Step 4. Stay hydrated
Make sure to drink plenty of water before, during and after the bike tour. Shortly after finishing your cycling session, fill your water bottle and drink its entire contents.
You should be careful with energy drinks that contain caffeine and other stimulants, as they can make you dehydrated quickly
Part 4 of 4: Staying excited
Step 1. Keep your bike visible and accessible
If you place the bike out of your sight, other priorities will get in the way of your cycling routine. According to Kelly McGonigal, a health psychologist and fitness coach at Stanford University, having a reminder of your exercise routine will keep you motivated to do it.
Store your bike in a place where you can use it
Step 2. Change your routes
An occasional change of scenery will break the monotony of traveling the same route over and over again.

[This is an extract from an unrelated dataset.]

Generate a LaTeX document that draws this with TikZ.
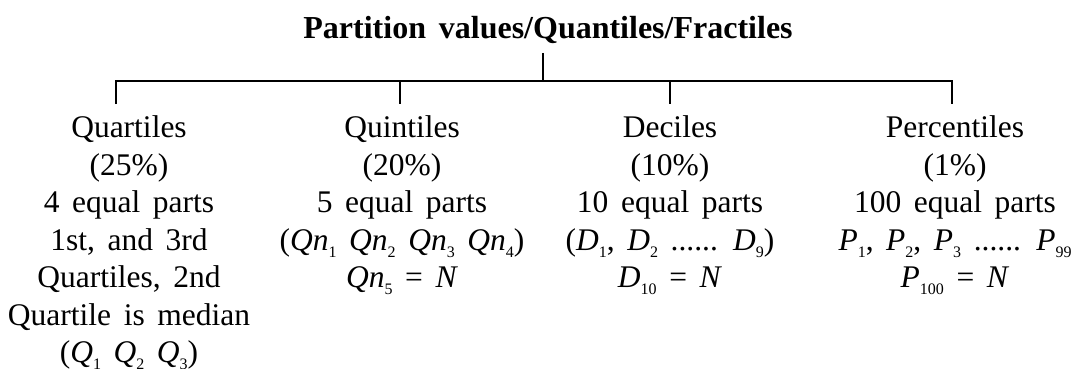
\documentclass[tikz,border=0pt]{standalone}
\usepackage{fontspec}
\setmainfont{Liberation Serif}[WordSpace=1.6]
\newcommand\sbs[1]{\raisebox{-7pt}{\fontsize{16}{16}\selectfont #1}}
\begin{document}
\begin{tikzpicture}[x=1pt,y=-1pt,
  conn/.style={line width=1.3pt},
  colbox/.style={anchor=north, inner sep=0pt, align=center,
    font={\fontsize{31.5}{37.5}\selectfont\lineskiplimit=-50pt\lineskip=0pt}},
  ttlbox/.style={anchor=base, inner sep=0pt, font={\fontsize{32}{38}\selectfont\bfseries}}]
\useasboundingbox (0,0) rectangle (1083,369);
\node[ttlbox] (title) at (548,38) {Partition values/Quantiles/Fractiles};
\node[colbox] (quart) at (129,115.5) {Quartiles\\(25\%)\\4 equal parts\\1st, and 3rd\\Quartiles, 2nd\\Quartile is median\\(\textit{Q}\sbs{1} \textit{Q}\sbs{2} \textit{Q}\sbs{3})};
\node[colbox] (quint) at (402,115.5) {Quintiles\\(20\%)\\5 equal parts\\(\textit{Qn}\sbs{1} \textit{Qn}\sbs{2} \textit{Qn}\sbs{3} \textit{Qn}\sbs{4})\\\textit{Qn}\sbs{5} = \textit{N}};
\node[colbox] (dec) at (670,115.5) {Deciles\\(10\%)\\10 equal parts\\(\textit{D}\sbs{1}, \textit{D}\sbs{2} ...... \textit{D}\sbs{9})\\\textit{D}\sbs{10} = \textit{N}};
\node[colbox] (perc) at (955,115.5) {Percentiles\\(1\%)\\100 equal parts\\\textit{P}\sbs{1}, \textit{P}\sbs{2}, \textit{P}\sbs{3} ...... \textit{P}\sbs{99}\\\textit{P}\sbs{100} = \textit{N}};
\coordinate (top) at (543,53);
\coordinate (jc) at (543,81);
\coordinate (j1) at (116,81);
\coordinate (j2) at (400,81);
\coordinate (j3) at (670,81);
\coordinate (j4) at (952,81);
\coordinate (s1) at (116,104);
\coordinate (s2) at (400,104);
\coordinate (s3) at (670,104);
\coordinate (s4) at (952,104);
\draw[conn] (top) -- (jc);
\draw[conn] (s1) -- (j1) -- (j4) -- (s4);
\draw[conn] (j2) -- (s2);
\draw[conn] (j3) -- (s3);
\end{tikzpicture}
\end{document}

In addition, doing this presents new physical challenges.
Step 3. Ride your bike to work
You can go to work or carry out errands around the city by bike. People who normally cycle to work lose weight without extra effort. Plus, you'll save gas money and won't waste time looking for where to park.
- If you plan to cycle to work, you should bring a change of clothes with you and consider showering in the office, if possible. No matter what you do, you should avoid showing up too sweaty at work.
- You should carefully plan your route to work so that you avoid being late. Take the tour on a free day until you get used to the route.
Step 4. Make friends with other cyclists
If you have friends in a spin class at the gym or fellow cyclists on the road, it means you can exercise and socialize at the same time.